COLLINGWOOD’S  woeful pre-season form continued at MC Labour Park on Saturday when it went down to Port Adelaide by 35 points in a lacklustre affair.

After Anthony Rocca opened the scoring with an early goal the Power took the lead shortly after and was never headed in winning 15.11 (101) to 9.12 (66).

Collingwood drew to within a goal early in the final term and had a chance to steal the lead, but Port Adelaide, as it had done all day, answered with the final five goals of the match as the Magpie charge petered out.

Shaun Burgoyne was the star with five goals, including three in the final term, while Danyle Pearce showed his class with a sublime performance off a wing.

Port Adelaide coach Mark Williams would have been well pleased with his side’s performance.

Fielding a near full strength side, the Power looked classier by foot, had more avenues to goal and looked far sharper than their Magpie opponents.

The usual suspects in Chad and Kane Cornes, Brendon Lade and Peter Burgoyne all had an impact, while Brett Ebert, Daniel Motlop, Robbie Gray and Shaun Burgoyne combined for 11 of the side’s 15 goals to continually thwart every Magpie attempt to get back into the match.

The other man doing some thwarting was Pearce, with a best afield 33-disposal performance. His speed, skill and ability to work in traffic is something to watch.

Counterpart Travis Boak, the Power’s No.5 draft pick from 2006, also showed plenty and signalled he is ready to step up in 2008 with a solid showing off a wing.

But perhaps the most pleasing aspect for Williams was the fact his relatively inexperienced key defenders in Alipate Carlile, Michael Pettigrew and Toby Thurstans more than matched Rocca, Cloke and Sean Rusling, who apart from one nice mark and dish to Rocca for a goal, struggled to find the ball. It was his only possession for the day.

The fact Collingwood was able to get so close was a credit to the side’s tenacity given that all afternoon the Magpies were their own worst enemy.

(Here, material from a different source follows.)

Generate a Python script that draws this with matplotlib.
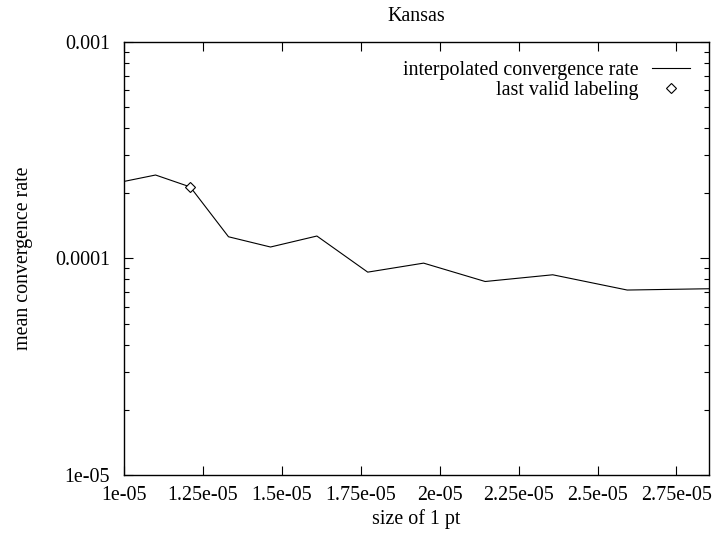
import matplotlib
matplotlib.use("Agg")
import matplotlib.pyplot as plt
from matplotlib.ticker import FixedLocator, FixedFormatter, LogLocator, NullLocator, NullFormatter

# size of one point vs. mean convergence rate
pt_size = [1.000e-05, 1.100e-05, 1.210e-05, 1.331e-05, 1.464e-05, 1.611e-05,
           1.772e-05, 1.949e-05, 2.144e-05, 2.358e-05, 2.594e-05, 2.853e-05]
conv_rate = [2.27e-04, 2.43e-04, 2.14e-04, 1.26e-04, 1.13e-04, 1.27e-04,
             8.65e-05, 9.52e-05, 7.83e-05, 8.41e-05, 7.15e-05, 7.25e-05]

# last valid labeling
last_valid_x = [1.210e-05]
last_valid_y = [2.14e-04]

x_ticks = [1.0e-05, 1.25e-05, 1.5e-05, 1.75e-05, 2.0e-05, 2.25e-05, 2.5e-05, 2.75e-05]
x_tick_labels = ["1e-05", "1.25e-05", "1.5e-05", "1.75e-05", "2e-05", "2.25e-05", "2.5e-05", "2.75e-05"]
y_ticks = [1e-05, 1e-04, 1e-03]
y_tick_labels = ["1e-05", "0.0001", "0.001"]

plt.rcParams["font.family"] = ["Liberation Serif", "DejaVu Serif"]
plt.rcParams["font.size"] = 14.4

fig = plt.figure(figsize=(7.17, 5.35), dpi=100)
ax = fig.add_axes([124 / 717, 1 - 475 / 535, (709 - 124) / 717, (475 - 42) / 535])

ax.plot(pt_size, conv_rate, color="black", lw=0.8, label="interpolated convergence rate")
ax.plot(last_valid_x, last_valid_y, linestyle="none", marker="D", markersize=5,
        markerfacecolor="white", markeredgecolor="black", markeredgewidth=0.8,
        label="last valid labeling")

ax.set_yscale("log")
ax.set_xlim(pt_size[0], pt_size[-1])
ax.set_ylim(1e-05, 1e-03)

ax.xaxis.set_major_locator(FixedLocator(x_ticks))
ax.xaxis.set_major_formatter(FixedFormatter(x_tick_labels))
ax.xaxis.set_minor_locator(NullLocator())
ax.yaxis.set_major_locator(FixedLocator(y_ticks))
ax.yaxis.set_major_formatter(FixedFormatter(y_tick_labels))
ax.yaxis.set_minor_locator(LogLocator(base=10, subs=range(2, 10)))
ax.yaxis.set_minor_formatter(NullFormatter())

ax.tick_params(which="both", direction="in", top=True, right=True, width=0.8, color="black")
ax.tick_params(which="major", length=6.5)
ax.tick_params(which="minor", length=3.5)
ax.tick_params(axis="x", which="major", pad=8)
ax.tick_params(axis="y", which="major", pad=10)
for s in ax.spines.values():
    s.set_linewidth(1.0)

ax.set_title("Kansas", fontsize=14.4, pad=15)
ax.set_xlabel("size of 1 pt", labelpad=3)
ax.set_ylabel("mean convergence rate", labelpad=16)

leg = ax.legend(loc="upper right", frameon=False, markerfirst=False, handlelength=1.9,
                handletextpad=0.7, labelspacing=0.05, borderaxespad=0.2,
                borderpad=0.0, bbox_to_anchor=(0.975, 0.965))
for col in leg._legend_handle_box.get_children():
    col.align = "right"

fig.savefig("out.png", dpi=100)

Players continually missed targets, took the wrong option and generally lacked poise with the ball in their hands.

For a brief period late in the second term the Pies’ machine got rolling to cut the margin to a goal just before half time.

A Dale Thomas scissor-kick goal from a goal square ball-up just before half time provided the game’s highlight. Had it been home and away it would have been a serious goal of the year contender.

Thomas ended the game with two goals to be among the best, while Anthony Rocca kicked three in the opening half but struggled to get into the game after the main break.

Travis Cloke, opposed to youngster Carlile, kicked his only goal for the game early in the last term but presented well from centre half-forward and was the Magpies best forward.

At the other end coach Mick Malthouse experimented with Chris Dawes in defence in the absence of Simon Prestigiacomo and Nick Maxwell. Dawes stuck to his guns.

The Pies were without Scott Burns, Tarkan Lockyer and Maxwell.

COLLINGWOOD 1.3 6.4 8.8 9.12 (66)

PORT ADELAIDE 4.1 8.6 10.8 15.11 (101)

GOALS – COLLINGWOOD: Rocca 3, Thomas 2, Swan, Wood, Medhurst, Cloke

PORT ADELAIDE: S Burgoyne 5, Motlop 2, Gray 2, Ebert 2, Tredrea, Westhoff, Salter, Rodan, 

BEST – COLLINGWOOD: T Cloke, R Shaw, Egan, Swan.

PORT ADELAIDE: Pearce, S Burgoyne, K Cornes, Salopek, C Cornes.